Leave out the pictures, then output the lines of the records below from the first through the one containing "red = '#ee2a2a'".

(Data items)
○ ○ ○ ○

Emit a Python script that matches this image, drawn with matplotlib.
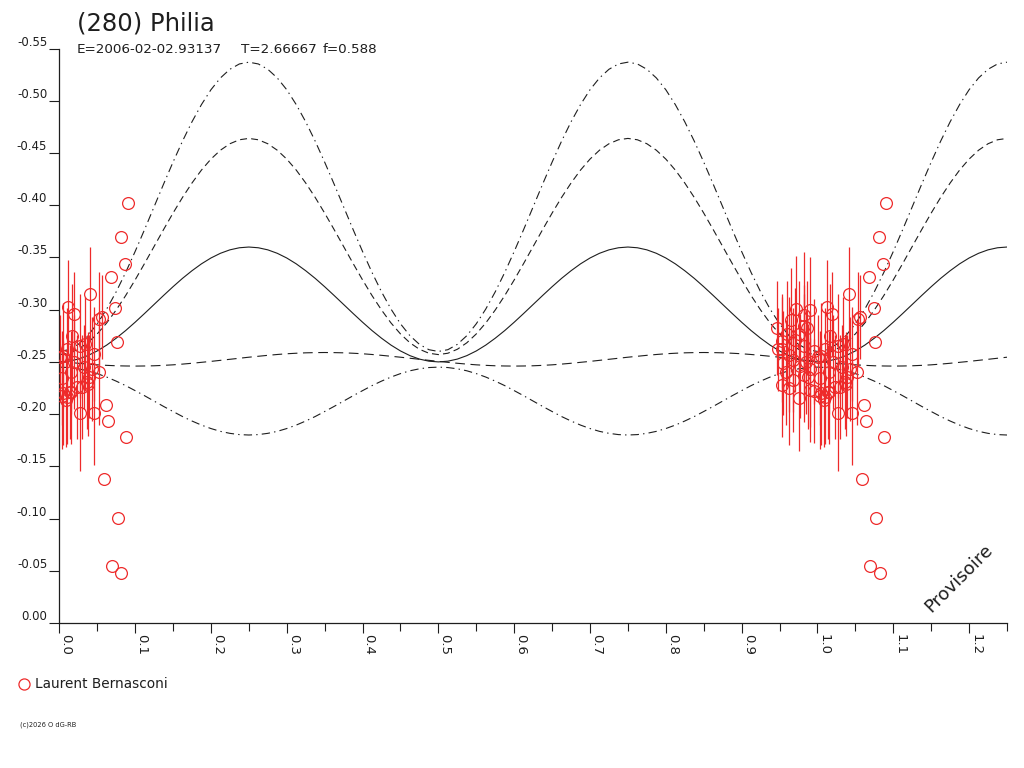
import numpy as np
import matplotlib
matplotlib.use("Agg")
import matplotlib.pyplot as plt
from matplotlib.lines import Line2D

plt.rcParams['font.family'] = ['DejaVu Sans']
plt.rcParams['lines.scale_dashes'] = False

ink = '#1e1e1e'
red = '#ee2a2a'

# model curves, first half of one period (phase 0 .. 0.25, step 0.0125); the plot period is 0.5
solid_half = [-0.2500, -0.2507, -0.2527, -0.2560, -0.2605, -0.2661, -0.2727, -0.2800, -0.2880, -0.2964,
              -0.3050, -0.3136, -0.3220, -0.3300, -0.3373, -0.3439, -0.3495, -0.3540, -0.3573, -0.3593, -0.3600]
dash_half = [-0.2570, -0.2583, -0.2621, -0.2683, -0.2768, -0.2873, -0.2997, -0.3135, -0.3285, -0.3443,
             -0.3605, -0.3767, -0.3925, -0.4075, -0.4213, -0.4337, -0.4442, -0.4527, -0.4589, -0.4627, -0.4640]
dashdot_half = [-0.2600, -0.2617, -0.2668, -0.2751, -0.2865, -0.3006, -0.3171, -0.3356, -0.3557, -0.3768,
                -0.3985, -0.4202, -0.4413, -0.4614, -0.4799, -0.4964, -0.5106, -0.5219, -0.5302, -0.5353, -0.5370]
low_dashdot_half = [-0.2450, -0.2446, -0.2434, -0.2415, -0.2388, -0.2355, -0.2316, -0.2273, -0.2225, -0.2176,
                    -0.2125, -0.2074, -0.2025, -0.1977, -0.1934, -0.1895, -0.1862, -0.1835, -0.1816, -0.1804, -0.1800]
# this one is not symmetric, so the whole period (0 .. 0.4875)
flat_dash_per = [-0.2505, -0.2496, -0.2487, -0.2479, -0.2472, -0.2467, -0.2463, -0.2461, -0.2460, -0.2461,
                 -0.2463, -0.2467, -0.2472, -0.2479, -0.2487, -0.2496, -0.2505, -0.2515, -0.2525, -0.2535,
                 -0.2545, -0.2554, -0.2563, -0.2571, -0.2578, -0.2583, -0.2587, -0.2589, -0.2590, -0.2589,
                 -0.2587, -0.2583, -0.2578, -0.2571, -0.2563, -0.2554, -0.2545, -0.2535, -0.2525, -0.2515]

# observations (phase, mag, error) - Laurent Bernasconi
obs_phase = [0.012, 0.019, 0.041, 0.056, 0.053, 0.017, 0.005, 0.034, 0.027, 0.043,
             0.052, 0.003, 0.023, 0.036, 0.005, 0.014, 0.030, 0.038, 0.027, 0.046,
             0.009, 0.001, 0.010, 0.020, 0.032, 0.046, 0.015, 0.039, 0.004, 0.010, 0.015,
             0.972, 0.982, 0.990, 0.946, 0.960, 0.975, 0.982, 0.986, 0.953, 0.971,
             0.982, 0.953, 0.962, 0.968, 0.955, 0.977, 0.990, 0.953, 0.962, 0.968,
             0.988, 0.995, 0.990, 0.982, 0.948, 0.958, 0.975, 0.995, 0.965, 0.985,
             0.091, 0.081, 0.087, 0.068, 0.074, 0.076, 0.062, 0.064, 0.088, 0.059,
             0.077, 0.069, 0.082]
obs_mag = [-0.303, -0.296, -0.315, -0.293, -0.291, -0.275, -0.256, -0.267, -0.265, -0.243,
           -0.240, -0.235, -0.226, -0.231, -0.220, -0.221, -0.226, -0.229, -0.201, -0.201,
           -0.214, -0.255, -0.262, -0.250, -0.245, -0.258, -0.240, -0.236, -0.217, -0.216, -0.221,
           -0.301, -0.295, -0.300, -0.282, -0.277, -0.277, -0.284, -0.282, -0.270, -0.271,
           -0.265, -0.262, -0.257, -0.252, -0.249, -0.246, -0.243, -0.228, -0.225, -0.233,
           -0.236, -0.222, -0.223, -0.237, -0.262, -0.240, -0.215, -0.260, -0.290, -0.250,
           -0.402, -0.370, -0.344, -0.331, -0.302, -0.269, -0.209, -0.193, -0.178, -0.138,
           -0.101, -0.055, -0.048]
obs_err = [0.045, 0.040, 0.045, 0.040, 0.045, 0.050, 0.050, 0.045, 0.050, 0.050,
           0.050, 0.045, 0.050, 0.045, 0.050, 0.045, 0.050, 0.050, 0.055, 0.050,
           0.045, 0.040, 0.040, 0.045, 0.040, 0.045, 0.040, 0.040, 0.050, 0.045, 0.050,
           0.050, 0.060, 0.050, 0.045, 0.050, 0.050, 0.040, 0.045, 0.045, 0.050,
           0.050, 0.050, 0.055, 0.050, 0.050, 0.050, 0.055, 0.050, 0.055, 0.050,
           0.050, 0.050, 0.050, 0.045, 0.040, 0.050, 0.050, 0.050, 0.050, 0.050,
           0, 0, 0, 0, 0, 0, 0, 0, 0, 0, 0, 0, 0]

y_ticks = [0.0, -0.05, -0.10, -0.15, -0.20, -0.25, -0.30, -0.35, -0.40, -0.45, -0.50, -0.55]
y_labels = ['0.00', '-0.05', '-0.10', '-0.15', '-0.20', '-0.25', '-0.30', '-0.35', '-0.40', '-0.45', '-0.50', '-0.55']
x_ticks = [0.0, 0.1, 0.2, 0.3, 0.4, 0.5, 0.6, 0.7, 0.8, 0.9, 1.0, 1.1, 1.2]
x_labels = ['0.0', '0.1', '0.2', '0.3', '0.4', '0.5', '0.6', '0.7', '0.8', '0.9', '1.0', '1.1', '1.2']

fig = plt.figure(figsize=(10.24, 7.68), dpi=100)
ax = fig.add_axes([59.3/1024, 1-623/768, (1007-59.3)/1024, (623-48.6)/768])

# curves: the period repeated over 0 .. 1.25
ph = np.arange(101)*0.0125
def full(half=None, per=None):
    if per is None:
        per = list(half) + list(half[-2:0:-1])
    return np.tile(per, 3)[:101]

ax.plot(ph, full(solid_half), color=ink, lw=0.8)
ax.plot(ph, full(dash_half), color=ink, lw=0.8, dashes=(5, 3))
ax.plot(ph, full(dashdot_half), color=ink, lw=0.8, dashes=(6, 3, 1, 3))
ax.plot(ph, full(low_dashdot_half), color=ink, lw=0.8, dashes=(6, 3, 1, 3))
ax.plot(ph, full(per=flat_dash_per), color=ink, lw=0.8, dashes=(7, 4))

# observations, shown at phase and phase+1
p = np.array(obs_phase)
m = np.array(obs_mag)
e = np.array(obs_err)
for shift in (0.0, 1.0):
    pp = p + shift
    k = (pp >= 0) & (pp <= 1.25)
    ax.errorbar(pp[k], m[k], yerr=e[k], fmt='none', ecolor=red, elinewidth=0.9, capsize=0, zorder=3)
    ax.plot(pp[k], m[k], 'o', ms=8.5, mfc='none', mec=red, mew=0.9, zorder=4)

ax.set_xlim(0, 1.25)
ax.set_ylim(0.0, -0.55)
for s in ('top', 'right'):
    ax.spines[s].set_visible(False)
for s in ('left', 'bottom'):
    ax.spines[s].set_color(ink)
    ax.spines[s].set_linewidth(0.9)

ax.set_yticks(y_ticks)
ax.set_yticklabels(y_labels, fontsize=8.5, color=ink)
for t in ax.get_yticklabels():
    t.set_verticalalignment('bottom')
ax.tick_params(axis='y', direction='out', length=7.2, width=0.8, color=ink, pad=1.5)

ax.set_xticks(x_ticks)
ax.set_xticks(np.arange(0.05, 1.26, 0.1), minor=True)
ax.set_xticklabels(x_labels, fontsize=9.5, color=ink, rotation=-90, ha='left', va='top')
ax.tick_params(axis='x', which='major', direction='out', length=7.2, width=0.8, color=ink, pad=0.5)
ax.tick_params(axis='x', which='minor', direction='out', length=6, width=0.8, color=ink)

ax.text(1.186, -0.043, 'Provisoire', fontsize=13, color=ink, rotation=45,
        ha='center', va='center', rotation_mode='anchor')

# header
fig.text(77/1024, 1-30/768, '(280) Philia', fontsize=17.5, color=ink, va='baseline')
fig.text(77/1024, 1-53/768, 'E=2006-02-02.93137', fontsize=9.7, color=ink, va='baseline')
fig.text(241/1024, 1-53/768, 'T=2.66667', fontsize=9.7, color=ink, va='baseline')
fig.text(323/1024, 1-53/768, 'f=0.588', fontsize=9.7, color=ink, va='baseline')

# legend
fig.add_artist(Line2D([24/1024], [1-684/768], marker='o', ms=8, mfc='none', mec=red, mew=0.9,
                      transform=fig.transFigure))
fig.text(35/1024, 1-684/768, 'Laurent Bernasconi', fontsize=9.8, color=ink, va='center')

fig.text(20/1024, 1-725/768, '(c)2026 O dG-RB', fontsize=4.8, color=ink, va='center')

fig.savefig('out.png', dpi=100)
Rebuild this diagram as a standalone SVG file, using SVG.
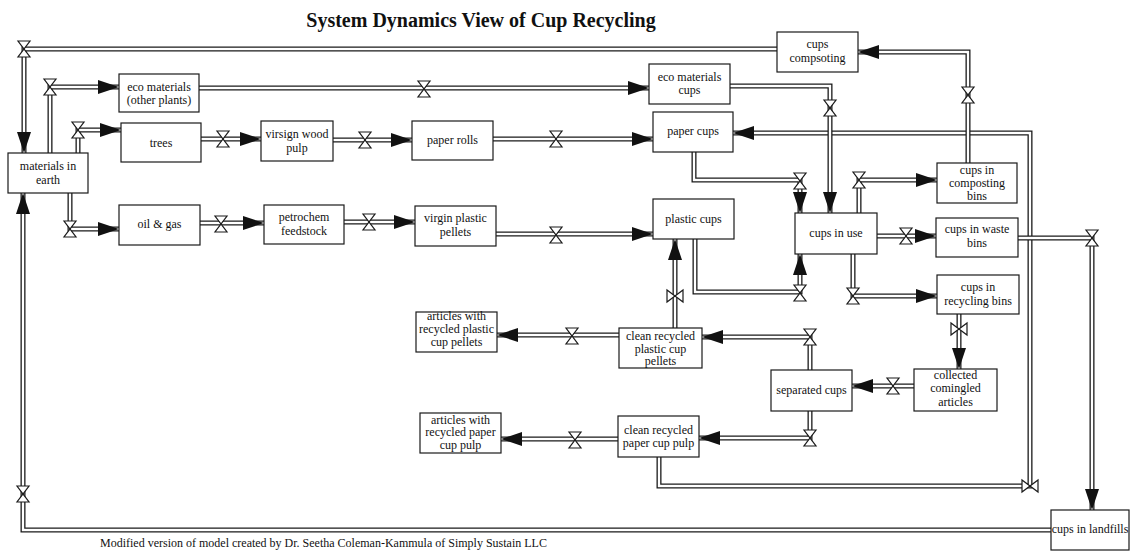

○ ○ ○ ○

TASK RESULT:
Emit a Python script that matches this image, drawn with matplotlib.
import numpy as np
import matplotlib
matplotlib.use("Agg")
import matplotlib.pyplot as plt
from matplotlib.lines import Line2D

plt.rcParams['font.family'] = ['DejaVu Sans']
plt.rcParams['lines.scale_dashes'] = False

ink = '#1e1e1e'
red = '#ee2a2a'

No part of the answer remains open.